__Input data__:
.....

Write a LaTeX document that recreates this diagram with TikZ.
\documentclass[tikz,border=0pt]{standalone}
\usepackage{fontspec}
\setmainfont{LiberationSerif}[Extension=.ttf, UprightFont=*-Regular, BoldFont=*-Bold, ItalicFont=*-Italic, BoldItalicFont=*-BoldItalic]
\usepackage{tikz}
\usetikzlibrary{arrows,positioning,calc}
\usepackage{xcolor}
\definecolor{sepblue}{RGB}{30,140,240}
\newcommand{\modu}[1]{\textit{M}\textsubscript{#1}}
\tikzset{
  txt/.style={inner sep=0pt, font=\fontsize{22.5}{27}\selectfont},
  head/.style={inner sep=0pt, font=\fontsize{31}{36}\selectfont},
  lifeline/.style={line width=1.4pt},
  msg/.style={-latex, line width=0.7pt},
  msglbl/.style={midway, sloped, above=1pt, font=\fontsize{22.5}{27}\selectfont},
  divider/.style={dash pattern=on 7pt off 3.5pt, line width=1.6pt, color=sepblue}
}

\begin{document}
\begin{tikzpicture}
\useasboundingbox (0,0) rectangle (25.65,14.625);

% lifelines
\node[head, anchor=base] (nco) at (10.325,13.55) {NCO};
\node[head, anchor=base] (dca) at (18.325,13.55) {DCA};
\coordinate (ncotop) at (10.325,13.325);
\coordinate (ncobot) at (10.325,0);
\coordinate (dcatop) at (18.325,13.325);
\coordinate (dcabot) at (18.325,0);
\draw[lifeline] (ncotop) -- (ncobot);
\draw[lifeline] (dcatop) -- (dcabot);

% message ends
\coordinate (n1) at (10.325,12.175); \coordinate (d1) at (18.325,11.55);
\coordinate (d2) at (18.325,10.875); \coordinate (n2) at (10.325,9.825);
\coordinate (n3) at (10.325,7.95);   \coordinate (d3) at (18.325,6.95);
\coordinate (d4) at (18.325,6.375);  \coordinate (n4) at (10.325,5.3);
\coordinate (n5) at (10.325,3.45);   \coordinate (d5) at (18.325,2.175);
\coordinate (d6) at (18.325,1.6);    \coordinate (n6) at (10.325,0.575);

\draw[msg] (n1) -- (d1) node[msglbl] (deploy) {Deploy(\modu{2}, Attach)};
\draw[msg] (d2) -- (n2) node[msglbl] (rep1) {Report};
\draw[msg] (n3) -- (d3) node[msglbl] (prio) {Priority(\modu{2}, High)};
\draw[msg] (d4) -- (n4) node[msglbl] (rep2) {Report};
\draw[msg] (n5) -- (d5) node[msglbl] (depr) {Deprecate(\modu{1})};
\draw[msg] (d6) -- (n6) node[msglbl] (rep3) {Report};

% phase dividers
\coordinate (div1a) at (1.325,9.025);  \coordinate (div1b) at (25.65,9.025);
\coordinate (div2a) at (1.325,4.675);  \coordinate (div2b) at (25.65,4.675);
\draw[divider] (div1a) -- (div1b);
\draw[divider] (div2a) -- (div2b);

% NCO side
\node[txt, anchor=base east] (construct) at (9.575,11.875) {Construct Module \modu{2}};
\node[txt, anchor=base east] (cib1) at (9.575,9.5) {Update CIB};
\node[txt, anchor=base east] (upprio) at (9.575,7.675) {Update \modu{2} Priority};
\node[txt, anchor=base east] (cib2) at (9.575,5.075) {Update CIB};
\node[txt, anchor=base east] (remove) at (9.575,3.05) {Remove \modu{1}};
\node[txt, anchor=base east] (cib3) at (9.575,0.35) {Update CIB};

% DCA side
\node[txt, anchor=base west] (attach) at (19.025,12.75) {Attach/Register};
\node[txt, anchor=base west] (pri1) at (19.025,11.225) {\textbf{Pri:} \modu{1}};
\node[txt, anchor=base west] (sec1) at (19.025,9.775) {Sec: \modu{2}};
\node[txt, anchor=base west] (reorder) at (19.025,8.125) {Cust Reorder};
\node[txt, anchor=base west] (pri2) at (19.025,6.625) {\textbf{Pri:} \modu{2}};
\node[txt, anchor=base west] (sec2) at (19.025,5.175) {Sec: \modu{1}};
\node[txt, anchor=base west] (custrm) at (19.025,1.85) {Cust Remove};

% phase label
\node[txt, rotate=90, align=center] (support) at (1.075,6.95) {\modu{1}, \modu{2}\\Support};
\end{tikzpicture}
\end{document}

.....

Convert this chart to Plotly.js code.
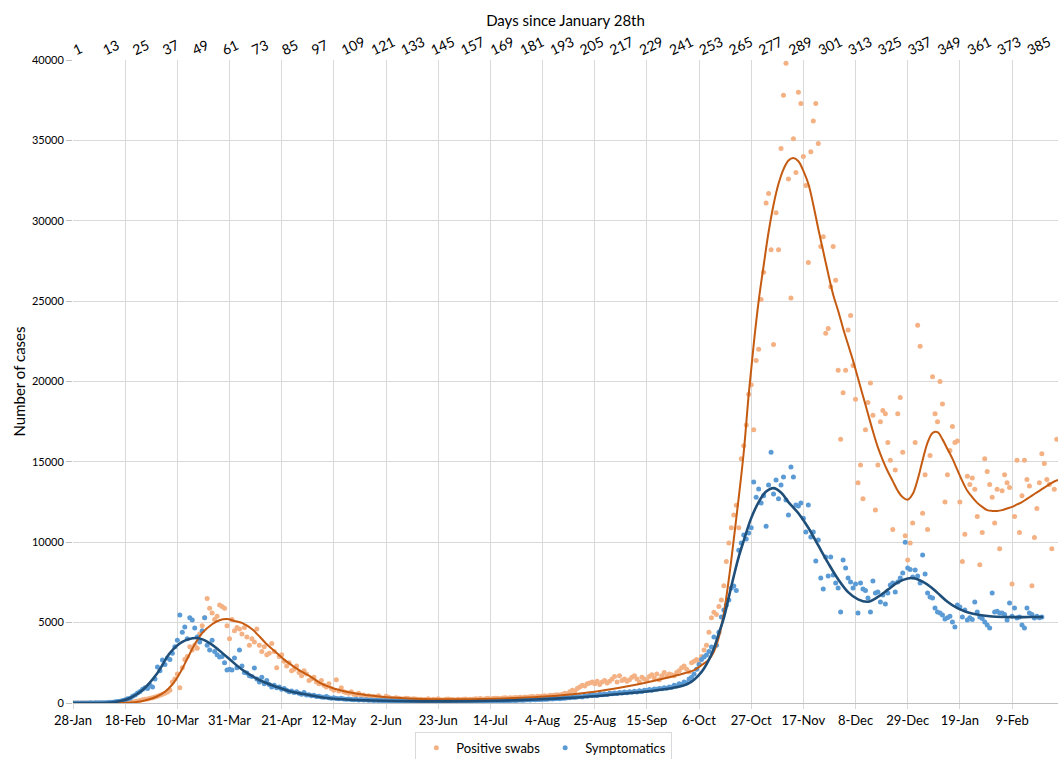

.....

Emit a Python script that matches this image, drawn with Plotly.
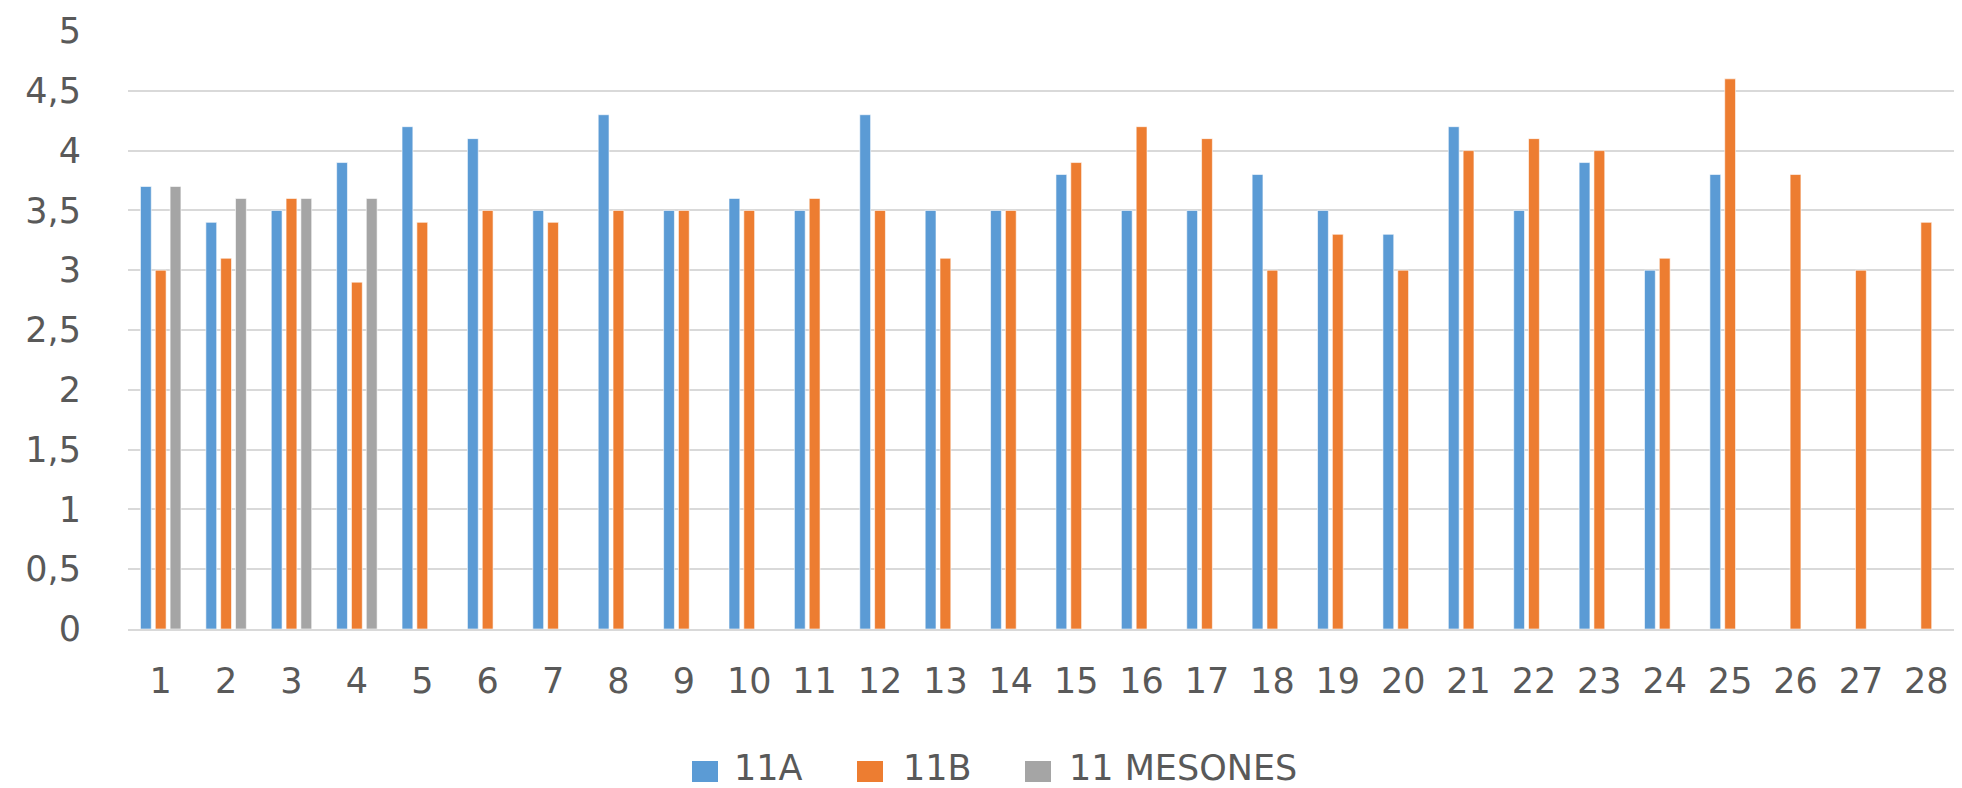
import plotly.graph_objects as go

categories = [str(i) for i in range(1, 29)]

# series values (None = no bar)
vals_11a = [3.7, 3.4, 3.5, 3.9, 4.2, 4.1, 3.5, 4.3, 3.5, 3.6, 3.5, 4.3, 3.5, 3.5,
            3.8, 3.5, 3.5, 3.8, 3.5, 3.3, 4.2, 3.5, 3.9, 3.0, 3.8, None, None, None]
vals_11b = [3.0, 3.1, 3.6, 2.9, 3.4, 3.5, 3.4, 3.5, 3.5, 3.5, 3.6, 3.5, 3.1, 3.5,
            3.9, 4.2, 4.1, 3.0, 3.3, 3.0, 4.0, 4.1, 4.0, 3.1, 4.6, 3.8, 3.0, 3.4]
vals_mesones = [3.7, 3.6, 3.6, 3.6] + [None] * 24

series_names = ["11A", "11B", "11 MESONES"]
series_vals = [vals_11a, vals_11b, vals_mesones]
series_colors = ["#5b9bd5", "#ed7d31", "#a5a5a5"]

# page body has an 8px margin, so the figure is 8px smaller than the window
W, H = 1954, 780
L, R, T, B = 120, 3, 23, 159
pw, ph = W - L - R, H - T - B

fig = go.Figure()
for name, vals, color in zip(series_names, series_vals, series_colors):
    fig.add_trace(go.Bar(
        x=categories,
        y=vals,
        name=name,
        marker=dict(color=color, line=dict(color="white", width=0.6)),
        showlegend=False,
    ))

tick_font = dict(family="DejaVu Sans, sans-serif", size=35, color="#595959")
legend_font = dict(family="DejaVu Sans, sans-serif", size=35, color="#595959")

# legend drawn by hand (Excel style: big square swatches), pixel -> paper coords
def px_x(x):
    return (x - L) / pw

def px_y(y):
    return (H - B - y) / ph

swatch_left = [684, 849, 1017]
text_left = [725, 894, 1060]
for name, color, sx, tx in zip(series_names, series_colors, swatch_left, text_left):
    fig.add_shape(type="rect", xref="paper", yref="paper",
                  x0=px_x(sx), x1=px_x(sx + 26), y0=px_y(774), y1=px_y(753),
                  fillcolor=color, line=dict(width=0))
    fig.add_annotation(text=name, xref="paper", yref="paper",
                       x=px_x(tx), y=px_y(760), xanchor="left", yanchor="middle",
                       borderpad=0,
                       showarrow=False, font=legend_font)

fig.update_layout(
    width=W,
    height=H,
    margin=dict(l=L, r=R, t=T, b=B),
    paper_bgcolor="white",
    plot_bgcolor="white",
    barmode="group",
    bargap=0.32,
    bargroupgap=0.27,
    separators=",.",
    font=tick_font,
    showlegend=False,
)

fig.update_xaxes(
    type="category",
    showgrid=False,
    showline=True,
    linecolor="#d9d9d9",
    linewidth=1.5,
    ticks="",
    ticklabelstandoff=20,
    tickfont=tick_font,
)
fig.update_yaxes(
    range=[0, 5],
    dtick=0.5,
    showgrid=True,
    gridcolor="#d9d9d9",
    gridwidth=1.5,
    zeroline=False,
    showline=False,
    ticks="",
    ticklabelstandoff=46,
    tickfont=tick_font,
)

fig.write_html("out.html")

.....

__The task__: In the listing above, find the line containing "Emit a Python" and the line containing "showarrow=False, font=legend_font)". Reproduce those lines and all between them exactly, with no pictures and nothing more.

__Full answer__:
Emit a Python script that matches this image, drawn with Plotly.
import plotly.graph_objects as go

categories = [str(i) for i in range(1, 29)]

# series values (None = no bar)
vals_11a = [3.7, 3.4, 3.5, 3.9, 4.2, 4.1, 3.5, 4.3, 3.5, 3.6, 3.5, 4.3, 3.5, 3.5,
            3.8, 3.5, 3.5, 3.8, 3.5, 3.3, 4.2, 3.5, 3.9, 3.0, 3.8, None, None, None]
vals_11b = [3.0, 3.1, 3.6, 2.9, 3.4, 3.5, 3.4, 3.5, 3.5, 3.5, 3.6, 3.5, 3.1, 3.5,
            3.9, 4.2, 4.1, 3.0, 3.3, 3.0, 4.0, 4.1, 4.0, 3.1, 4.6, 3.8, 3.0, 3.4]
vals_mesones = [3.7, 3.6, 3.6, 3.6] + [None] * 24

series_names = ["11A", "11B", "11 MESONES"]
series_vals = [vals_11a, vals_11b, vals_mesones]
series_colors = ["#5b9bd5", "#ed7d31", "#a5a5a5"]

# page body has an 8px margin, so the figure is 8px smaller than the window
W, H = 1954, 780
L, R, T, B = 120, 3, 23, 159
pw, ph = W - L - R, H - T - B

fig = go.Figure()
for name, vals, color in zip(series_names, series_vals, series_colors):
    fig.add_trace(go.Bar(
        x=categories,
        y=vals,
        name=name,
        marker=dict(color=color, line=dict(color="white", width=0.6)),
        showlegend=False,
    ))

tick_font = dict(family="DejaVu Sans, sans-serif", size=35, color="#595959")
legend_font = dict(family="DejaVu Sans, sans-serif", size=35, color="#595959")

# legend drawn by hand (Excel style: big square swatches), pixel -> paper coords
def px_x(x):
    return (x - L) / pw

def px_y(y):
    return (H - B - y) / ph

swatch_left = [684, 849, 1017]
text_left = [725, 894, 1060]
for name, color, sx, tx in zip(series_names, series_colors, swatch_left, text_left):
    fig.add_shape(type="rect", xref="paper", yref="paper",
                  x0=px_x(sx), x1=px_x(sx + 26), y0=px_y(774), y1=px_y(753),
                  fillcolor=color, line=dict(width=0))
    fig.add_annotation(text=name, xref="paper", yref="paper",
                       x=px_x(tx), y=px_y(760), xanchor="left", yanchor="middle",
                       borderpad=0,
                       showarrow=False, font=legend_font)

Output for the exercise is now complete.